Are you work­ing on any­thing new right now?

I’m hunt­ing for a new book idea. If you have one, please meet me at the bar in 10 minutes. 

What are you read­ing now?

Alis­tair Horne’s A Sav­age War of Peace, about the Alger­ian bat­tle for inde­pen­dence. The author tog­gles back and forth between nar­ra­tive detail and his­tor­i­cal sweep. It’s very effective.

If you had to list your top five favorite books… 

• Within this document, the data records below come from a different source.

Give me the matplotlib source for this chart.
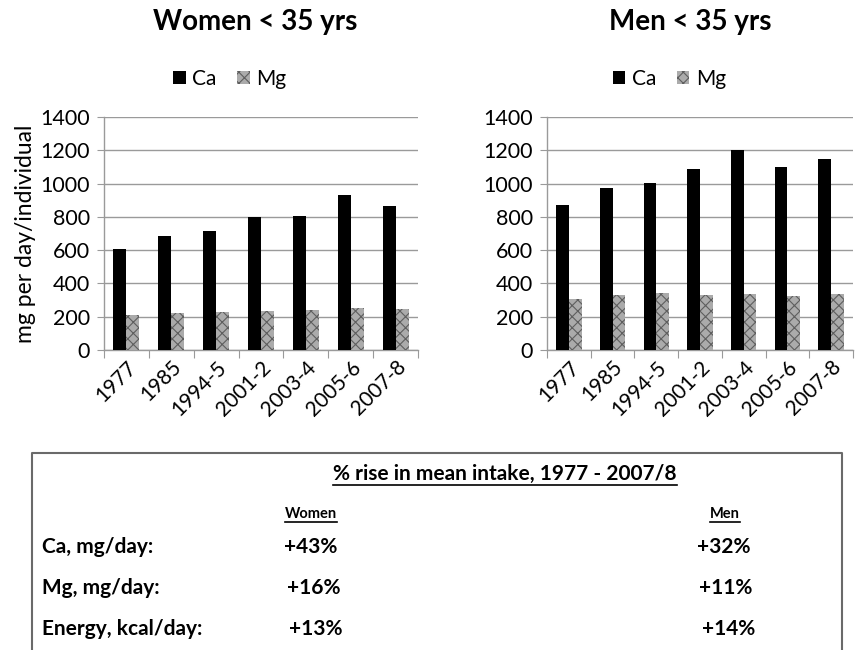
import matplotlib
matplotlib.use("Agg")
import matplotlib.pyplot as plt
import numpy as np
from matplotlib.lines import Line2D
from matplotlib.patches import Patch

plt.rcParams["font.family"] = ["Lato", "DejaVu Sans"]
plt.rcParams["hatch.linewidth"] = 0.8
plt.rcParams["hatch.color"] = "#5e5e5e"

surveys = ["1977", "1985", "1994-5", "2001-2", "2003-4", "2005-6", "2007-8"]
women_ca = [608, 682, 716, 800, 806, 932, 868]
women_mg = [210, 220, 228, 236, 240, 250, 244]
men_ca = [870, 976, 1004, 1088, 1202, 1102, 1148]
men_mg = [304, 328, 340, 328, 336, 324, 334]

rise_rows = ["Ca, mg/day:", "Mg, mg/day:", "Energy, kcal/day:"]
rise_women = ["+43%", "+16%", "+13%"]
rise_men = ["+32%", "+11%", "+14%"]

W, H = 855, 650
fig = plt.figure(figsize=(W / 100, H / 100), dpi=100)

MG_FACE = "#ababab"
MG_EDGE = "#5e5e5e"


def fx(px):
    return px / W


def fy(py):
    return 1 - py / H


def bar_panel(rect, ca, mg, ylabel=None):
    ax = fig.add_axes(rect)
    x = np.arange(len(surveys))
    bw = 0.29
    ax.bar(x - bw / 2, ca, bw, color="black", zorder=3)
    ax.bar(x + bw / 2, mg, bw, color=MG_FACE, hatch="xxx", edgecolor=MG_EDGE,
           linewidth=0, zorder=3)
    ax.set_ylim(0, 1400)
    ax.set_xlim(-0.5, len(surveys) - 0.5)
    ax.set_yticks(range(0, 1401, 200))
    ax.yaxis.grid(True, color="#9a9a9a", linewidth=1.0, zorder=0)
    ax.set_axisbelow(True)
    for side in ["top", "right"]:
        ax.spines[side].set_visible(False)
    for side in ["left", "bottom"]:
        ax.spines[side].set_color("#9a9a9a")
        ax.spines[side].set_linewidth(1.0)
    ax.tick_params(axis="y", labelsize=15.5, length=5, color="#9a9a9a", pad=5)
    # category boundaries get the tick marks, labels sit in between
    ax.set_xticks(np.arange(-0.5, len(surveys)), labels=[""] * (len(surveys) + 1))
    ax.tick_params(axis="x", which="major", length=6, color="#9a9a9a")
    ax.set_xticks(x, labels=surveys, minor=True)
    ax.tick_params(axis="x", which="minor", length=0, labelsize=15, pad=5)
    for lab in ax.get_xticklabels(minor=True):
        lab.set_rotation(45)
        lab.set_ha("right")
        lab.set_va("top")
        lab.set_rotation_mode("anchor")
    if ylabel:
        ax.set_ylabel(ylabel, fontsize=16.5, labelpad=3)
    handles = [Patch(facecolor="black", label="Ca"),
               Patch(facecolor=MG_FACE, hatch="xxx", edgecolor=MG_EDGE,
                     linewidth=0, label="Mg")]
    ax.legend(handles=handles, loc="center", bbox_to_anchor=(0.40, 1.165), ncol=2,
              frameon=False, fontsize=15, handlelength=0.6, handleheight=0.6,
              handletextpad=0.3, columnspacing=1.0)
    return ax


ax_w = bar_panel([fx(104), fy(350), fx(418) - fx(104), fy(117) - fy(350)],
                 women_ca, women_mg, ylabel="mg per day/individual")
ax_m = bar_panel([fx(547), fy(350), fx(853) - fx(547), fy(117) - fy(350)],
                 men_ca, men_mg)

fig.text(fx(255), fy(22), "Women < 35 yrs", ha="center", va="center",
         fontsize=20, fontweight="bold")
fig.text(fx(690), fy(22), "Men < 35 yrs", ha="center", va="center",
         fontsize=20, fontweight="bold")

# summary box, open at the bottom edge of the picture
box_top, box_left, box_right = 453, 32, 842
fig.add_artist(Line2D([fx(box_left), fx(box_left), fx(box_right), fx(box_right)],
                      [fy(H + 5), fy(box_top), fy(box_top), fy(H + 5)],
                      color="#6a6a6a", linewidth=1.5))

under = []
under.append(fig.text(fx(505), fy(474), "% rise in mean intake, 1977 - 2007/8",
                      ha="center", va="center", fontsize=15, fontweight="bold"))
under.append(fig.text(fx(311), fy(514), "Women", ha="center", va="center",
                      fontsize=10.5, fontweight="bold"))
under.append(fig.text(fx(725), fy(514), "Men", ha="center", va="center",
                      fontsize=10.5, fontweight="bold"))

row_y = [547, 588, 629]
women_x = [284, 287, 289]
men_x = [697, 699, 702]
for i, label in enumerate(rise_rows):
    fig.text(fx(42), fy(row_y[i]), label, ha="left", va="center",
             fontsize=15, fontweight="bold")
    fig.text(fx(women_x[i]), fy(row_y[i]), rise_women[i], ha="left", va="center",
             fontsize=15, fontweight="bold")
    fig.text(fx(men_x[i]), fy(row_y[i]), rise_men[i], ha="left", va="center",
             fontsize=15, fontweight="bold")

# underline the headings
fig.canvas.draw()
renderer = fig.canvas.get_renderer()
for t in under:
    bb = t.get_window_extent(renderer)
    y = bb.y0 - 1
    fig.add_artist(Line2D([bb.x0 / W, bb.x1 / W], [y / H, y / H],
                          color="black", linewidth=1.2))

fig.savefig("out.png", dpi=100)
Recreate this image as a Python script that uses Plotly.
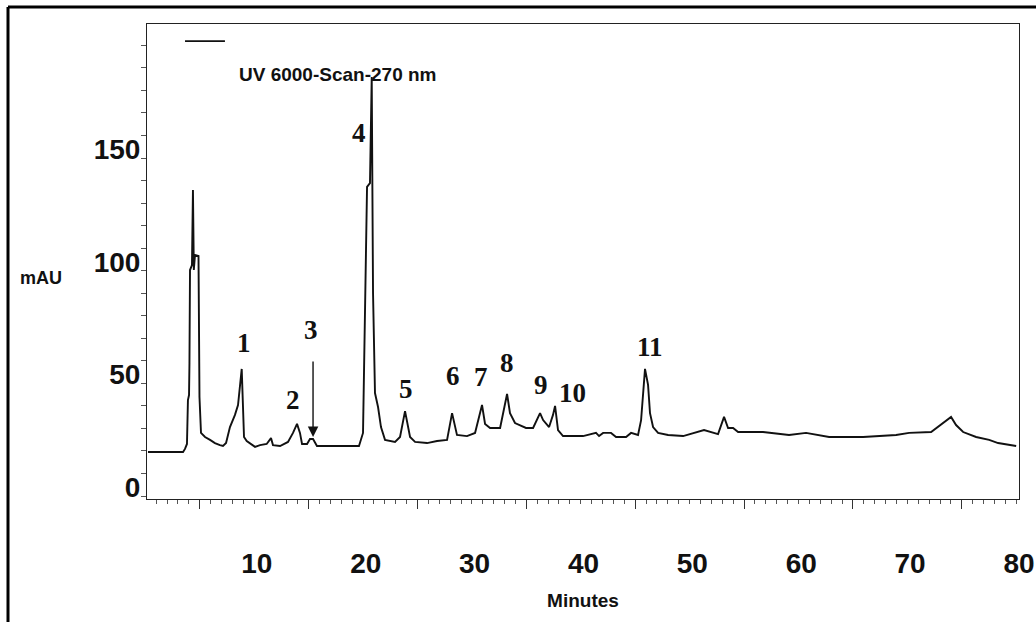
import plotly.graph_objects as go

# Chromatogram trace (time in minutes, absorbance in mAU)
time_min = [0.0, 3.22, 3.40, 3.58, 3.67, 3.77, 3.81, 3.86, 4.04, 4.13, 4.21, 4.32, 4.64, 4.73, 4.87,
            5.24, 5.70, 6.15, 6.61, 6.89, 7.17, 7.53, 7.99, 8.27, 8.61, 8.82, 9.07, 9.83, 10.29,
            10.90, 11.30, 11.48, 12.13, 12.86, 13.32, 13.69, 13.96, 14.15, 14.61, 14.88, 15.16,
            15.52, 19.38, 19.75, 20.12, 20.39, 20.55, 20.62, 20.67, 20.85, 21.13, 21.40, 21.77,
            22.69, 23.15, 23.61, 24.07, 24.53, 25.63, 26.55, 27.47, 27.93, 28.38, 29.30, 30.04,
            30.68, 30.96, 31.42, 32.34, 32.98, 33.25, 33.71, 34.72, 35.37, 35.73, 36.01, 36.29,
            36.84, 37.20, 37.39, 37.66, 38.12, 39.96, 41.15, 41.43, 41.80, 42.53, 42.99, 43.91,
            44.37, 45.01, 45.29, 45.65, 45.93, 46.11, 46.39, 46.85, 47.77, 49.15, 50.06, 51.07,
            52.36, 52.91, 53.28, 53.74, 54.20, 56.49, 58.88, 60.44, 62.56, 65.68, 68.71, 69.91,
            71.93, 73.03, 73.76, 74.22, 74.87, 76.06, 77.26, 78.08, 79.74]
mau = [15.5, 15.5, 16.9, 19.1, 38.6, 40.8, 55.0, 96.3, 98.5, 131.8, 96.3, 103.0, 102.5, 39.9, 24.0,
       22.2, 20.9, 19.5, 18.6, 18.2, 19.5, 26.6, 32.0, 36.4, 52.4, 22.2, 20.4, 17.8, 18.6,
       19.1, 21.7, 18.6, 18.2, 20.0, 24.0, 28.0, 24.0, 19.1, 19.1, 21.3, 21.3,
       18.2, 18.2, 24.0, 133.2, 134.9, 182.0, 134.9, 86.1, 41.7, 35.5, 26.6, 20.9,
       20.0, 22.2, 33.7, 22.2, 20.0, 19.5, 20.4, 20.9, 32.8, 23.1, 22.6, 24.0,
       36.4, 28.0, 26.2, 26.2, 41.3, 32.8, 28.4, 26.2, 26.2, 29.7, 32.8, 29.7,
       26.6, 32.0, 36.0, 25.3, 22.6, 22.6, 24.0, 22.6, 24.0, 24.0, 22.2, 22.2,
       24.0, 23.1, 29.7, 52.4, 45.3, 32.8, 26.6, 24.0, 23.1, 22.6, 24.0, 25.3,
       23.5, 31.1, 26.2, 26.2, 24.4, 24.4, 23.1, 24.0, 22.2, 22.2, 23.1, 24.0,
       24.4, 28.4, 31.1, 27.5, 24.4, 22.2, 20.9, 19.5, 18.2]

# Peak labels
peak_names = ["1", "2", "3", "4", "5", "6", "7", "8", "9", "10", "11"]
peak_x = [8.82, 13.32, 14.98, 19.38, 23.7, 28.0, 30.6, 33.0, 36.1, 38.95, 46.1]
peak_y = [63.7, 38.4, 69.5, 157.1, 43.5, 49.3, 48.8, 55.0, 45.3, 41.7, 62.0]

# Arrow for peak 3 (tail and tip)
arrow_x = 15.16
arrow_tail_y = 56.4
arrow_tip_y = 22.2

# Axis tick labels and tick-mark positions
x_label_vals = [10, 20, 30, 40, 50, 60, 70, 80]
x_major_marks = [4.75, 14.75, 24.75, 34.75, 44.75, 54.75, 64.75, 74.75]
y_label_vals = [0, 50, 100, 150]

X_RANGE = [-0.09, 80.0]
Y_RANGE = [-5.33, 205.5]

tick_font = dict(family="Liberation Sans, Arial, sans-serif", size=28, color="#111", weight="bold")
peak_font = dict(family="Liberation Serif, Times New Roman, serif", size=27, color="#111", weight="bold")

fig = go.Figure()
fig.add_trace(go.Scatter(x=time_min, y=mau, mode="lines",
                         line=dict(color="#111", width=1.9), showlegend=False,
                         hoverinfo="x+y"))
# invisible trace carrying the tick-mark axes
fig.add_trace(go.Scatter(x=time_min, y=mau, mode="lines", xaxis="x2", yaxis="y2",
                         line=dict(color="rgba(0,0,0,0)", width=0), showlegend=False,
                         hoverinfo="skip"))

annotations = []
for name, px, py in zip(peak_names, peak_x, peak_y):
    annotations.append(dict(x=px, y=py, xref="x", yref="y", text=name, showarrow=False,
                            font=peak_font, xanchor="center", yanchor="middle"))
annotations.append(dict(x=arrow_x, y=arrow_tip_y, ax=arrow_x, ay=arrow_tail_y,
                        xref="x", yref="y", axref="x", ayref="y", text="",
                        showarrow=True, arrowhead=2, arrowsize=1.5, arrowwidth=1.4,
                        arrowcolor="#111", standoff=0, startstandoff=0))
annotations.append(dict(x=0.1032, y=0.8947, xref="paper", yref="paper",
                        text="UV 6000-Scan-270 nm", showarrow=False, xanchor="left",
                        yanchor="middle",
                        font=dict(family="Liberation Sans, Arial, sans-serif", size=19,
                                  color="#111", weight="bold")))
annotations.append(dict(x=-0.121, y=0.465, xref="paper", yref="paper", text="mAU",
                        showarrow=False, xanchor="center", yanchor="middle",
                        font=dict(family="Liberation Sans, Arial, sans-serif", size=18,
                                  color="#111", weight="bold")))

shapes = [
    # legend sample line
    dict(type="line", xref="paper", yref="paper", x0=0.0436, x1=0.0894, y0=0.964, y1=0.964,
         line=dict(color="#111", width=1.6)),
    # outer frame (top and left)
    dict(type="line", xref="paper", yref="paper", x0=-0.1594, x1=1.03, y0=1.0358, y1=1.0358,
         line=dict(color="#000", width=3)),
    dict(type="line", xref="paper", yref="paper", x0=-0.1594, x1=-0.1594, y0=1.0358, y1=-0.27,
         line=dict(color="#000", width=3)),
]

fig.update_layout(
    width=1036, height=622,
    margin=dict(l=147, r=17, t=24, b=123, autoexpand=False),
    paper_bgcolor="white", plot_bgcolor="white",
    showlegend=False,
    annotations=annotations,
    shapes=shapes,
    xaxis=dict(range=X_RANGE, tickmode="array", tickvals=x_label_vals,
               ticktext=[str(v) for v in x_label_vals], ticks="", ticklen=0, showgrid=False,
               zeroline=False, showline=True, mirror=True, linecolor="#222", linewidth=1,
               tickfont=tick_font, ticklabelstandoff=39, automargin=False,
               title=dict(text="Minutes", standoff=16,
                          font=dict(family="Liberation Sans, Arial, sans-serif", size=19,
                                    color="#111", weight="bold"))),
    yaxis=dict(range=Y_RANGE, tickmode="array", tickvals=y_label_vals,
               ticktext=[str(v) for v in y_label_vals], ticks="", ticklen=0, showgrid=False,
               zeroline=False, showline=True, mirror=True, linecolor="#222", linewidth=1,
               tickfont=tick_font, ticklabelstandoff=0, automargin=False),
    xaxis2=dict(range=X_RANGE, overlaying="x", anchor="y", side="bottom",
                tickmode="array", tickvals=x_major_marks, ticks="outside", ticklen=9,
                tickwidth=1, tickcolor="#333", showticklabels=False, showgrid=False,
                zeroline=False, showline=False, automargin=False,
                minor=dict(tick0=0.75, dtick=1, ticks="outside", ticklen=4,
                           tickwidth=1, tickcolor="#555", showgrid=False)),
    yaxis2=dict(range=Y_RANGE, overlaying="y", anchor="x", side="left",
                tick0=-4, dtick=10, ticks="outside", ticklen=5, tickwidth=1,
                tickcolor="#555", showticklabels=False, showgrid=False,
                zeroline=False, showline=False, automargin=False),
)

fig.write_html("out.html", config={"displayModeBar": False},
               post_script="document.body.style.margin='0';document.body.style.padding='0';")
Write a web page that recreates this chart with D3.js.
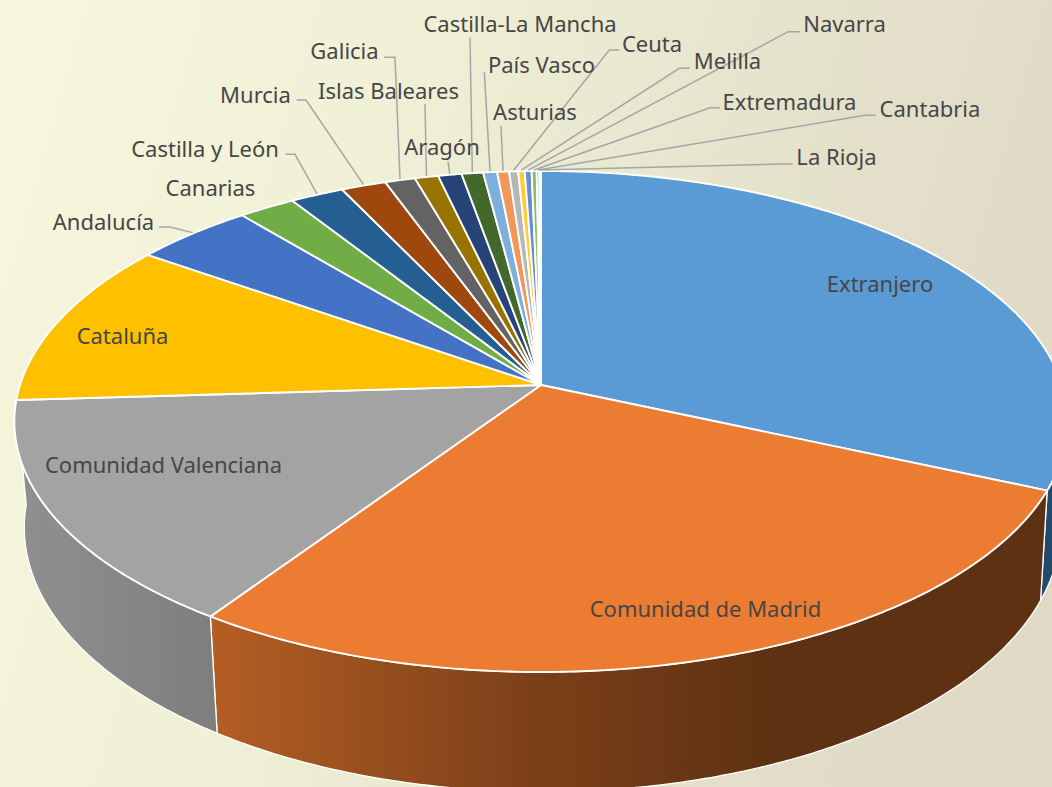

I wouldn’t swear they’re my all-time favorites. But here are five good books I’ve read late­ly:
A Spy Among Friends by Ben Mac­in­tyre
Thir­teen Days in Sep­tem­ber by Lawrence Wright
Between the World and Me by Ta-Nehisi Coates
Ghet­to­side by Jill Leovy
Man­son by Jeff Guinn

When did you decide to be a writer? Where were you?

I decid­ed in col­lege to be a jour­nal­ist. The writer­ly ambi­tions came later. 

What is the moun­tain­top for you — how do you define success?

I think of suc­cess as the priv­i­lege to write about things that inter­est me while not hav­ing to resort to liv­ing in my par­ents’ basement. 

How do you write — what is your pri­vate modus operan­di? What tal­is­mans, rit­u­als, props do you use to assist you?

I have no rou­tines or rit­u­als, though I did have a dai­ly word count I kept to while writ­ing the book. Dead­lines moti­vate me. Also, fear of failure.

What do you want read­ers to get out of your book? 

The feel­ing that it end­ed too quickly.

Dan Ephron has served as the Jerusalem bureau chief for Newsweek and The Dai­ly Beast. He now lives in New York City.